The CPU Falls behind the Original 5800X because the 5800X3D runs with lower clocks than its sibling, also AMD confirmed that the 3D-Vcache is limited to only 1.35v which clearly showcases a power limit
The Ryzen 7 5800X3D is a no go when it comes to content creation as the previous iteration is way better when it comes to media encoding and using single threaded applications that rely on frequency – such as photoshop
The CPU is an excellent choice for gaming since it’s a single ccx based design and the new cache hierarchy is actually helping a lot in games, most of them if not all, It seems games are an ideal workload for higher cache sizes, which is probably why AMD has been shipping their Ryzen processors with relatively large caches compared to Intel even though cache takes up a lot of silicon die area, which costs money. Averaged over our 10 games at the CPU-bottlenecked 720p resolution, the Ryzen 7 5800X3D can gain an impressive 10% in performance over its 5800X counterpart.

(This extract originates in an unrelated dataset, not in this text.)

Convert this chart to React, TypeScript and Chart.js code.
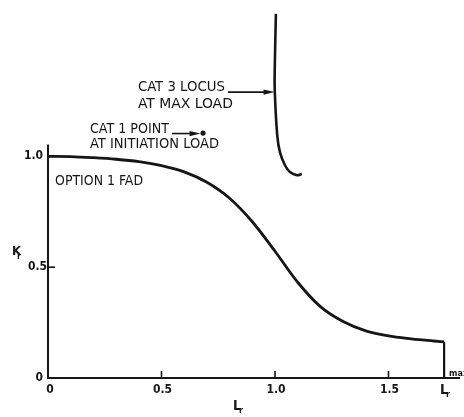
import React, { useEffect, useRef } from "react";
import { Chart, registerables } from "chart.js";
Chart.register(...registerables);

// Option 1 FAD curve (Lr, Kr)
const fadLr = [0, 0.1, 0.2, 0.3, 0.4, 0.5, 0.6, 0.7, 0.8, 0.9, 1.0, 1.1, 1.2, 1.3, 1.4, 1.5, 1.6, 1.7, 1.745];
const fadKr = [1.0, 0.999, 0.994, 0.987, 0.976, 0.958, 0.93, 0.883, 0.811, 0.705, 0.572, 0.432, 0.322, 0.255, 0.213, 0.19, 0.177, 0.167, 0.163];
// Lr max cut-off
const lrMax = 1.745;
const lrMaxKr = [0.163, 0];
// Category 3 locus at max load
const cat3Lr = [1.004, 0.999, 0.999, 1.010, 1.022, 1.044, 1.066, 1.096, 1.118];
const cat3Kr = [1.643, 1.40, 1.295, 1.094, 1.018, 0.960, 0.929, 0.915, 0.920];
// Category 1 point at initiation load
const cat1Lr = [0.683];
const cat1Kr = [1.105];
// Axis ticks
const xTicks = [0, 0.5, 1.0, 1.5];
const xTickLabels = ["0", "0.5", "1.0", "1.5"];
const yTicks = [0, 0.5, 1.0];
const yTickLabels = ["0", "0.5", "1.0"];
const xAxisEnd = 1.815;
const yAxisEnd = 1.054;

const INK = "#161616";
const FONT = '"Liberation Sans Narrow", "DejaVu Sans Condensed", "Liberation Sans", sans-serif';

function fitText(ctx: CanvasRenderingContext2D, text: string, x: number, yc: number, width: number | null, size: number, align: "left" | "center" | "right" = "left", weight = "normal") {
  ctx.save();
  ctx.font = `${weight} ${size}px ${FONT}`;
  ctx.fillStyle = INK;
  ctx.textBaseline = "alphabetic";
  const w = ctx.measureText(text).width;
  const sx = width ? width / w : 1;
  const real = w * sx;
  let left = x;
  if (align === "center") left = x - real / 2;
  if (align === "right") left = x - real;
  ctx.translate(left, yc + size * 0.36);
  ctx.scale(sx, 1);
  ctx.textAlign = "left";
  ctx.fillText(text, 0, 0);
  ctx.restore();
}

function arrow(ctx: CanvasRenderingContext2D, x1: number, y1: number, x2: number, y2: number) {
  ctx.save();
  ctx.strokeStyle = INK;
  ctx.fillStyle = INK;
  ctx.lineWidth = 1.6;
  ctx.beginPath();
  ctx.moveTo(x1, y1);
  ctx.lineTo(x2 - 8, y2);
  ctx.stroke();
  ctx.beginPath();
  ctx.moveTo(x2, y2);
  ctx.lineTo(x2 - 11, y2 - 2.6);
  ctx.lineTo(x2 - 11, y2 + 2.6);
  ctx.closePath();
  ctx.fill();
  ctx.restore();
}

const axesPlugin = {
  id: "fadAxes",
  beforeDatasetsDraw(chart: any) {
    const ctx: CanvasRenderingContext2D = chart.ctx;
    const xs = chart.scales.x;
    const ys = chart.scales.y;
    const x0 = xs.getPixelForValue(0);
    const y0 = ys.getPixelForValue(0);
    ctx.save();
    ctx.strokeStyle = INK;
    ctx.lineWidth = 2;
    ctx.lineCap = "butt";
    ctx.beginPath();
    ctx.moveTo(x0, ys.getPixelForValue(yAxisEnd));
    ctx.lineTo(x0, y0);
    ctx.lineTo(xs.getPixelForValue(xAxisEnd), y0);
    ctx.stroke();
    ctx.lineWidth = 1.6;
    xTicks.forEach((t) => {
      if (t === 0) return;
      const px = xs.getPixelForValue(t);
      ctx.beginPath();
      ctx.moveTo(px, y0);
      ctx.lineTo(px, y0 - 7);
      ctx.stroke();
    });
    yTicks.forEach((t) => {
      if (t === 0) return;
      const py = ys.getPixelForValue(t);
      ctx.beginPath();
      ctx.moveTo(x0, py);
      ctx.lineTo(x0 + 7, py);
      ctx.stroke();
    });
    ctx.restore();
  },
  afterDraw(chart: any) {
    const ctx: CanvasRenderingContext2D = chart.ctx;
    const xs = chart.scales.x;
    const ys = chart.scales.y;
    const X = (v: number) => xs.getPixelForValue(v);
    const Y = (v: number) => ys.getPixelForValue(v);
    const x0 = X(0);
    const y0 = Y(0);
    // tick labels
    xTicks.forEach((t, i) => {
      fitText(ctx, xTickLabels[i], X(t) + (t === 0 ? 2 : 1), y0 + 11, null, 12, "center", "bold");
    });
    yTicks.forEach((t, i) => {
      fitText(ctx, yTickLabels[i], x0 - (t === 0.5 ? 1 : 5), Y(t) - 1.5, null, 12, "right", "bold");
    });
    // Lr max label
    fitText(ctx, "L", X(lrMax) - 4, y0 + 11, null, 14, "left", "bold");
    fitText(ctx, "r", X(lrMax) + 2, y0 + 16, null, 9, "left", "bold");
    fitText(ctx, "max", X(lrMax) + 5, y0 - 5, null, 9, "left", "bold");
    // axis titles
    fitText(ctx, "L", X(0.833) - 4, y0 + 27, null, 14, "left", "bold");
    fitText(ctx, "r", X(0.833) + 2, y0 + 32, null, 9, "left", "bold");
    fitText(ctx, "K", x0 - 36, Y(0.575), null, 13, "left", "bold");
    fitText(ctx, "r", x0 - 31, Y(0.553), null, 9, "left", "bold");
    // annotations
    fitText(ctx, "CAT 3 LOCUS", X(0.396), Y(1.317), 87, 14);
    fitText(ctx, "AT MAX LOAD", X(0.396), Y(1.241), 95, 14);
    arrow(ctx, X(0.793), Y(1.29), X(0.998), Y(1.29));
    fitText(ctx, "CAT 1 POINT", X(0.185), Y(1.129), 79, 14);
    fitText(ctx, "AT INITIATION LOAD", X(0.185), Y(1.06), 129, 14);
    arrow(ctx, X(0.546), Y(1.103), X(0.672), Y(1.103));
    fitText(ctx, "OPTION 1 FAD", X(0.031), Y(0.895), 88, 14);
  },
};

export default function App() {
  const ref = useRef<HTMLCanvasElement>(null);
  useEffect(() => {
    const chart = new Chart(ref.current as HTMLCanvasElement, {
      type: "line",
      data: {
        datasets: [
          {
            data: fadLr.map((x, i) => ({ x, y: fadKr[i] })),
            borderColor: INK,
            borderWidth: 2.8,
            pointRadius: 0,
            cubicInterpolationMode: "monotone",
            fill: false,
            clip: false,
          } as any,
          {
            data: lrMaxKr.map((y) => ({ x: lrMax, y })),
            borderColor: INK,
            borderWidth: 2.2,
            pointRadius: 0,
            tension: 0,
            clip: false,
          } as any,
          {
            data: cat3Lr.map((x, i) => ({ x, y: cat3Kr[i] })),
            borderColor: INK,
            borderWidth: 2.6,
            pointRadius: 0,
            tension: 0.4,
            clip: false,
          } as any,
          {
            data: cat1Lr.map((x, i) => ({ x, y: cat1Kr[i] })),
            showLine: false,
            pointRadius: 2.6,
            pointBackgroundColor: INK,
            pointBorderWidth: 0,
            clip: false,
          } as any,
        ],
      },
      options: {
        animation: false,
        responsive: false,
        devicePixelRatio: 1,
        layout: { padding: { left: 48, right: 4, top: 0, bottom: 39 } },
        plugins: { legend: { display: false }, tooltip: { enabled: false } },
        events: [],
        scales: {
          x: { type: "linear", min: 0, max: xAxisEnd, display: false },
          y: { type: "linear", min: 0, max: 1.6875, display: false },
        },
      },
      plugins: [axesPlugin],
    } as any);
    return () => chart.destroy();
  }, []);
  return (
    <div style={{ position: "fixed", left: 0, top: 0, width: 464, height: 417, background: "#fff" }}>
      <canvas ref={ref} width={464} height={417} style={{ width: 464, height: 417, display: "block" }} />
    </div>
  );
}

This is enough to make it the fastest gaming CPU right behind the Intel Core i9-12900K and i9-12900KS. Considering Intel’s Alder Lake comes with a new and improved core architecture, runs almost 1 GHz higher, and has faster DDR5 memory, this is an impressive achievement, the answer in India to the 100$ more is still a no from my end, intel has way better offerings, yes power draw is huge in intel but from performance standpoint, 12th gen is takes the cake.